→ WHAT THE TASK ASKS
Begin with the first line of the material and copy each line word for word through the line that contains "1.0e-2, 2.05e-2, 2.56e-2];"; the pictures are left out.
====
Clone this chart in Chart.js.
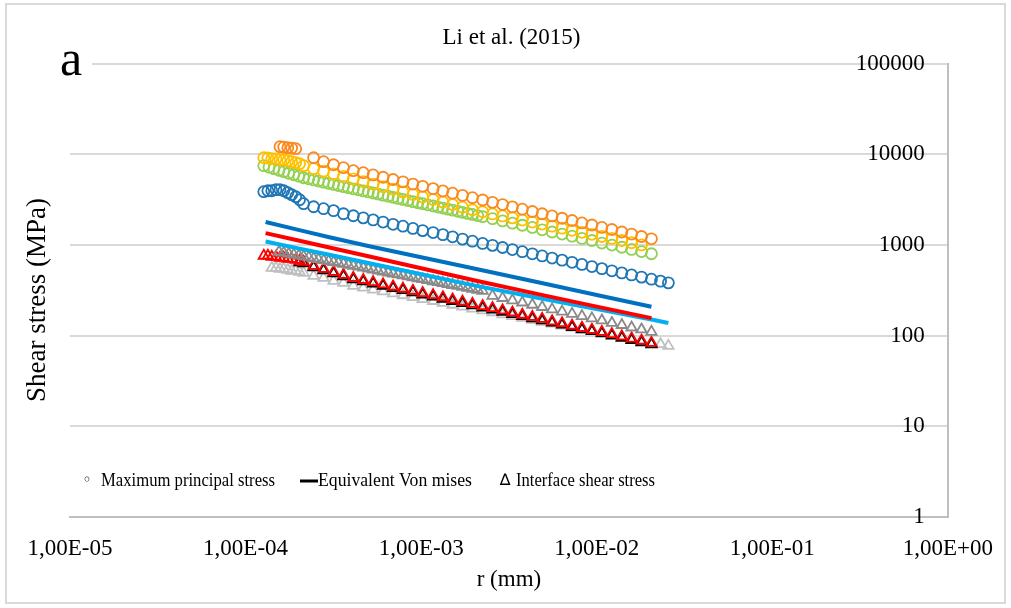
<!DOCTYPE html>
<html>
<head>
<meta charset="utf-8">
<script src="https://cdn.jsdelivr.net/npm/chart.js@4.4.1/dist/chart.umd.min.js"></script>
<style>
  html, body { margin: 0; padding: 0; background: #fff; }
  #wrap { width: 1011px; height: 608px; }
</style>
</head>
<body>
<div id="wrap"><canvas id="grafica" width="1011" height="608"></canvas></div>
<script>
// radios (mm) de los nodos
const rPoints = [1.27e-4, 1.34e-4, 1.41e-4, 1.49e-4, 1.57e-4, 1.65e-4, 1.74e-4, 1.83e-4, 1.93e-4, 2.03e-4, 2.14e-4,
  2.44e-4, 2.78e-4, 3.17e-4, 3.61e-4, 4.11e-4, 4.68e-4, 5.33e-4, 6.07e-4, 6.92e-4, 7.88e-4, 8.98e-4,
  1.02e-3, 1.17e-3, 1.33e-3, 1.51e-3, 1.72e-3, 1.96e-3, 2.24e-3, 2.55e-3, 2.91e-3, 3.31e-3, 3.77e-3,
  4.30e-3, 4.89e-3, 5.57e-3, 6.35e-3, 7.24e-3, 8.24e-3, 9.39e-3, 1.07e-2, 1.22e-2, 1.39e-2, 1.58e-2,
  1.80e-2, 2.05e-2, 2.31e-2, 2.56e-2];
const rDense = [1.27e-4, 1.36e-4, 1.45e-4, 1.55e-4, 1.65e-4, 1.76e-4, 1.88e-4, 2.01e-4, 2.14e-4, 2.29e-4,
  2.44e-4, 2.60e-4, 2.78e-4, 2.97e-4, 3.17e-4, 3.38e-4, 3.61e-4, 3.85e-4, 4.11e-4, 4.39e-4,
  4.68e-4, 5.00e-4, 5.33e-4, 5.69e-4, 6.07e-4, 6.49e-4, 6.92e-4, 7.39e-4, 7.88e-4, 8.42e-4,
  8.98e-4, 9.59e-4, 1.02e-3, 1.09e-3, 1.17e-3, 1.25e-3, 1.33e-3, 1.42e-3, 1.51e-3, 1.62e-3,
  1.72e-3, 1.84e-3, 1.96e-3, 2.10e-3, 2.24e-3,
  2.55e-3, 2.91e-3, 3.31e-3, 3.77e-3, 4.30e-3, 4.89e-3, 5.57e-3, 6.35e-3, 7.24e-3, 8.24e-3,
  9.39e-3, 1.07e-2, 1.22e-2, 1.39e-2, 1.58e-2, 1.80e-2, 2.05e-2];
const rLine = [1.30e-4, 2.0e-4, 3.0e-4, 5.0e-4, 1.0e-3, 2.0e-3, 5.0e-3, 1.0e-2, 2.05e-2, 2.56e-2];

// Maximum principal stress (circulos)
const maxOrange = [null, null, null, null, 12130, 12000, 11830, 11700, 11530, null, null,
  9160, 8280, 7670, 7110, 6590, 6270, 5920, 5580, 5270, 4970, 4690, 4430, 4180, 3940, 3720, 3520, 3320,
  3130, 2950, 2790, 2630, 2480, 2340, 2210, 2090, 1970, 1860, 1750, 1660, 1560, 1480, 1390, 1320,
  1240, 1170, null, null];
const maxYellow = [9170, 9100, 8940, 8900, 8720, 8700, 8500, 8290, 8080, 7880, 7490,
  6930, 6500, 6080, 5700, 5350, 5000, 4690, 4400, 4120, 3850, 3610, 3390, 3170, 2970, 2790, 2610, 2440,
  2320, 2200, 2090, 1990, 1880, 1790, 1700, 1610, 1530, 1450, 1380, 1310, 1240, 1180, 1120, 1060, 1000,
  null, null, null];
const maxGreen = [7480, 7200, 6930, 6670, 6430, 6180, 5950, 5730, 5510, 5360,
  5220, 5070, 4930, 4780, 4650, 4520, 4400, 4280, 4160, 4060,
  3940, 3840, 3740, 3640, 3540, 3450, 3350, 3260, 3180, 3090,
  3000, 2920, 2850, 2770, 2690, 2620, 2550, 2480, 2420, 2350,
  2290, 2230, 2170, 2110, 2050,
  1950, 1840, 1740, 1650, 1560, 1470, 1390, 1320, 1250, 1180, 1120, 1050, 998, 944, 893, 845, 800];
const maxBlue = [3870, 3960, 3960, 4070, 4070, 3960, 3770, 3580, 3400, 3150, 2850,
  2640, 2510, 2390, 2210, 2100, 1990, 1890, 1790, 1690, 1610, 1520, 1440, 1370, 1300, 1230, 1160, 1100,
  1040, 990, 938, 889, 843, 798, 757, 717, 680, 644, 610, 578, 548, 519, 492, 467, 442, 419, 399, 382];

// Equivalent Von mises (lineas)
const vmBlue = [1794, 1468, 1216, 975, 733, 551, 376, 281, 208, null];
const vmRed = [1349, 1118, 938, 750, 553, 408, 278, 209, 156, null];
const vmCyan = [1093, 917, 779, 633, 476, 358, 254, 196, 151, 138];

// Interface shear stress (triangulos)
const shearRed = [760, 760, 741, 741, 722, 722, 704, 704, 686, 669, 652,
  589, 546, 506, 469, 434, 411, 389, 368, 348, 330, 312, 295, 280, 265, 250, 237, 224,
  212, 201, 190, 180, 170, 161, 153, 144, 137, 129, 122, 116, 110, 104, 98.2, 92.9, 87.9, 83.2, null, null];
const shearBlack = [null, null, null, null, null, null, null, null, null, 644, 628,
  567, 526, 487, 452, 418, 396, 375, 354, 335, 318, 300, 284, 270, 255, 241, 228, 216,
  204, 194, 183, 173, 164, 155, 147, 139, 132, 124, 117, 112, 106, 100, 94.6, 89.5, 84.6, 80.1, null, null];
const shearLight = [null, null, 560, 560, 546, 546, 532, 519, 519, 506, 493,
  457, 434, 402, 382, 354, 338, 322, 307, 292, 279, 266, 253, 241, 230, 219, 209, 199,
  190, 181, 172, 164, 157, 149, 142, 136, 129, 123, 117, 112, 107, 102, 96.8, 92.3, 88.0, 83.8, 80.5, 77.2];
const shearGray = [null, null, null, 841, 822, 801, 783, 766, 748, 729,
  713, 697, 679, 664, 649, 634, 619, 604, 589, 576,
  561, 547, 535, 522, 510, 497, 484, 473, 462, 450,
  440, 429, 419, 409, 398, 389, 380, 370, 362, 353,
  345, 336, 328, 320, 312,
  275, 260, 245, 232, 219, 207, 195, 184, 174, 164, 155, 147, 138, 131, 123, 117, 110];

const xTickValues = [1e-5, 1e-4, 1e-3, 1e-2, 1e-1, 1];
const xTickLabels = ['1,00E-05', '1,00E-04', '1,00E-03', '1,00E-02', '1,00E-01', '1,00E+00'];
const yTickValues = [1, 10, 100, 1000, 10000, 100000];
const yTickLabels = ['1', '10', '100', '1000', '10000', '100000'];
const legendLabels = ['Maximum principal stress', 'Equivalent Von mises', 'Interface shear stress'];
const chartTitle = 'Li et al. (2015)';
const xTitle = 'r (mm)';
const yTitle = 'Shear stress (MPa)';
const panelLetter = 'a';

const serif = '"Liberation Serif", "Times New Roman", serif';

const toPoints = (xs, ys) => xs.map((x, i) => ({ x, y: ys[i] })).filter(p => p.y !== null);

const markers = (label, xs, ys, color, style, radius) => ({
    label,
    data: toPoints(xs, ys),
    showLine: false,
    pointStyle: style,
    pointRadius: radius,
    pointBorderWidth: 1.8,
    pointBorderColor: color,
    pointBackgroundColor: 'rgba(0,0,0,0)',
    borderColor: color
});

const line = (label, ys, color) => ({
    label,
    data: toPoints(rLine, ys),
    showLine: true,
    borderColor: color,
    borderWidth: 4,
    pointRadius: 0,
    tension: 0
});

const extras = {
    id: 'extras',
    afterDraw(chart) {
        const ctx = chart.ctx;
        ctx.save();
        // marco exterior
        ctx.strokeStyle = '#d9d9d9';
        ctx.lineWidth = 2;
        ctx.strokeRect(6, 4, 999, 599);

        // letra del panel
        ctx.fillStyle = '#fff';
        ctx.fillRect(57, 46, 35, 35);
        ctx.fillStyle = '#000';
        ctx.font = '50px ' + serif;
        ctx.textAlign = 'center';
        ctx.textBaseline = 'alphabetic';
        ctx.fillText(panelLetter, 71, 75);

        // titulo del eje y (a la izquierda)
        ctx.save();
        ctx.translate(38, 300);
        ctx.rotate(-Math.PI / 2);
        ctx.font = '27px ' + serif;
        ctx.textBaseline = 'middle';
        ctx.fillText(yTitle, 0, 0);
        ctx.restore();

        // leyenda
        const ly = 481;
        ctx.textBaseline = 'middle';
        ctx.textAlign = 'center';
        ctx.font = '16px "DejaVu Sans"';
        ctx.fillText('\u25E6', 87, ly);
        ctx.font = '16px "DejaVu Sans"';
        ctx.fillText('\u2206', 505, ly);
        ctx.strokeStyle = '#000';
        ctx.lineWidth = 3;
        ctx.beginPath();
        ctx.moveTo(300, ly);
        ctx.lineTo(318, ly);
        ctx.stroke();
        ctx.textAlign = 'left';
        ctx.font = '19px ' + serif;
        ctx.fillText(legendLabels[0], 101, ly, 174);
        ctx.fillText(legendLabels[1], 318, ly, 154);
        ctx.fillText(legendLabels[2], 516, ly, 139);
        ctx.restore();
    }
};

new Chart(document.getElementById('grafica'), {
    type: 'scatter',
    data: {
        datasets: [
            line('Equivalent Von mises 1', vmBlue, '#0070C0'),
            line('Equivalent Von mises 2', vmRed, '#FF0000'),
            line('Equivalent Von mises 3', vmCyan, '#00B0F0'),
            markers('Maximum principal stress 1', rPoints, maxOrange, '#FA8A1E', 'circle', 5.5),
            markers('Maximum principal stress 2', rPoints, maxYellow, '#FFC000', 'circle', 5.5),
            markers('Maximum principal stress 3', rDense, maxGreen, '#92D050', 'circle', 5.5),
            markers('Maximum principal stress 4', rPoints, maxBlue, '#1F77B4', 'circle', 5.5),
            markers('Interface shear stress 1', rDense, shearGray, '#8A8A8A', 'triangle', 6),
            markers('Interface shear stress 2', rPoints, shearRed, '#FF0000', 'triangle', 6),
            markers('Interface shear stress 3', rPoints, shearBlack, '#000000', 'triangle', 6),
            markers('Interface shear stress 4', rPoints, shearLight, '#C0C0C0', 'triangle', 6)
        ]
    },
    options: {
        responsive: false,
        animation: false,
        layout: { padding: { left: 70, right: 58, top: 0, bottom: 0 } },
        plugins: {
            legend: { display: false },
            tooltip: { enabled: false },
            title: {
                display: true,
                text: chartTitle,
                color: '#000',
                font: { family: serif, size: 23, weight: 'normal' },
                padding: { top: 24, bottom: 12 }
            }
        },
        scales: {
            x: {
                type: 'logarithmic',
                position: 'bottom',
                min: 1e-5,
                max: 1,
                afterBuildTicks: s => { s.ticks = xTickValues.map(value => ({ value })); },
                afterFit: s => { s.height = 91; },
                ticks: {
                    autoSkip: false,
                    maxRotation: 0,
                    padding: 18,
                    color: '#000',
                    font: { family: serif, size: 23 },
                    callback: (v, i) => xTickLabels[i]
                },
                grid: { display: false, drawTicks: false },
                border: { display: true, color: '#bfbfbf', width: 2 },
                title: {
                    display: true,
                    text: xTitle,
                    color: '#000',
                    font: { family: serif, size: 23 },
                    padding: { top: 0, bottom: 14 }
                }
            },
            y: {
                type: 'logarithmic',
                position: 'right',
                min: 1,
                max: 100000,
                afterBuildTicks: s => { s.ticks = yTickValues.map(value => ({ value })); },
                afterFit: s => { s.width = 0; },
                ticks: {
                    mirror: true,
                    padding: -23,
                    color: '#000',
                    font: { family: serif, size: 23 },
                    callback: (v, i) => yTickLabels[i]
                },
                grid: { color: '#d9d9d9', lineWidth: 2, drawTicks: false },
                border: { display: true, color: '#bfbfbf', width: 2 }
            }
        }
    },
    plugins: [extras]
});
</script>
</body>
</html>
====
→ FINAL RESULT
Clone this chart in Chart.js.
<!DOCTYPE html>
<html>
<head>
<meta charset="utf-8">
<script src="https://cdn.jsdelivr.net/npm/chart.js@4.4.1/dist/chart.umd.min.js"></script>
<style>
  html, body { margin: 0; padding: 0; background: #fff; }
  #wrap { width: 1011px; height: 608px; }
</style>
</head>
<body>
<div id="wrap"><canvas id="grafica" width="1011" height="608"></canvas></div>
<script>
// radios (mm) de los nodos
const rPoints = [1.27e-4, 1.34e-4, 1.41e-4, 1.49e-4, 1.57e-4, 1.65e-4, 1.74e-4, 1.83e-4, 1.93e-4, 2.03e-4, 2.14e-4,
  2.44e-4, 2.78e-4, 3.17e-4, 3.61e-4, 4.11e-4, 4.68e-4, 5.33e-4, 6.07e-4, 6.92e-4, 7.88e-4, 8.98e-4,
  1.02e-3, 1.17e-3, 1.33e-3, 1.51e-3, 1.72e-3, 1.96e-3, 2.24e-3, 2.55e-3, 2.91e-3, 3.31e-3, 3.77e-3,
  4.30e-3, 4.89e-3, 5.57e-3, 6.35e-3, 7.24e-3, 8.24e-3, 9.39e-3, 1.07e-2, 1.22e-2, 1.39e-2, 1.58e-2,
  1.80e-2, 2.05e-2, 2.31e-2, 2.56e-2];
const rDense = [1.27e-4, 1.36e-4, 1.45e-4, 1.55e-4, 1.65e-4, 1.76e-4, 1.88e-4, 2.01e-4, 2.14e-4, 2.29e-4,
  2.44e-4, 2.60e-4, 2.78e-4, 2.97e-4, 3.17e-4, 3.38e-4, 3.61e-4, 3.85e-4, 4.11e-4, 4.39e-4,
  4.68e-4, 5.00e-4, 5.33e-4, 5.69e-4, 6.07e-4, 6.49e-4, 6.92e-4, 7.39e-4, 7.88e-4, 8.42e-4,
  8.98e-4, 9.59e-4, 1.02e-3, 1.09e-3, 1.17e-3, 1.25e-3, 1.33e-3, 1.42e-3, 1.51e-3, 1.62e-3,
  1.72e-3, 1.84e-3, 1.96e-3, 2.10e-3, 2.24e-3,
  2.55e-3, 2.91e-3, 3.31e-3, 3.77e-3, 4.30e-3, 4.89e-3, 5.57e-3, 6.35e-3, 7.24e-3, 8.24e-3,
  9.39e-3, 1.07e-2, 1.22e-2, 1.39e-2, 1.58e-2, 1.80e-2, 2.05e-2];
const rLine = [1.30e-4, 2.0e-4, 3.0e-4, 5.0e-4, 1.0e-3, 2.0e-3, 5.0e-3, 1.0e-2, 2.05e-2, 2.56e-2];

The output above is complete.